China's largest ride-hailing company Didi Chuxing and Chinese bike-sharing firm Ofo both denied the report Tuesday that the former will take over the latter for 2 billion U.S. dollar.
Oct. 11 (NBD) –- China's largest ride-hailing company Didi Chuxing and Chinese bike-sharing firm Ofo both denied the report Tuesday that the former will take over the latter for 2 billion U.S. dollar.
Didi told NBD it has no intention of acquiring Ofo. The bike-sharing startup also called the report false information.
China's bike sharing bubble has burst following on-demand online services provider Meituan-Dianping's acquisition of bike-sharing pioneer Mobike months ago. On this occasion, Ofo, struggling with heavy debts and liquidity crisis, faces a more difficult situation.
Struggling to survive
Ofo is now undergoing a tough time in revitalizing resources, creating extra profits, and driving service transformation.
In July 2018, the once blooming startup shut down its business in Israel and the Middle East regions. Following that, India, Australia, the U.S., Germany, as well as South Korea also saw the firm's retreat.

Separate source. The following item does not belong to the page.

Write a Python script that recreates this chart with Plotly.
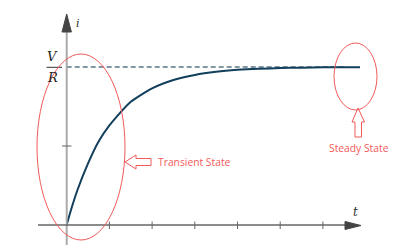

In late September of 2018, due to capital shortage, Ofo terminated its cooperation with Sesame Credit, a credit institution under Ant Financial, and Ant Forest, a public welfare service under Ant Financial.
What's worse, Ofo has been entangled with lawsuits with its suppliers and partners including Shanghai-based Phoenix Bicycle, Best Express, as well as Beijing Yunniao Technology Co., Ltd and Deppon Logistics Co., Ltd over unpaid bills and contract disputes.
According to Qichacha.com, a company information provider in China, the searchable unpaid bills of Ofo even surpassed 104 million yuan (15.05 million U.S. dollars). How to shake off the impact of financial crisis remains a huge challenge to Ofo.
Expecting a savior
Being acquired after securing financing may be the best end for Ofo. Currently Didi and Alibaba seem to be the most likely buyers.
From Ofo's series C round of financing in 2016 to the series E round, Didi invested a total of 350 million U.S. dollars in the bike-sharing firm. However, Didi has stated a clear stance saying it has no interest in taking over Ofo.
In contrast, Alibaba shows a rather ambiguous attitude. In February 2018, the tech behemoth bailed out Ofo with two loans totaling 1.77 billion yuan (256.19 million U.S. dollars). In March, Alibaba led Ofo's series E2-1 round of financing with the participation of Ant Financial and other institutions. But now Alibaba seems to focus more on the other bike-sharing startup HelloBike.
Perhaps, both Didi and Alibaba are waiting for an acquisition plan favoring themselves, an investor close to Alibaba told news agency the 21st Century Business Herald.
Ofo's valuation is now between 1 to 1.5 billion U.S. dollars but its selling price will continue to plunge if the situation deteriorates, added the investor.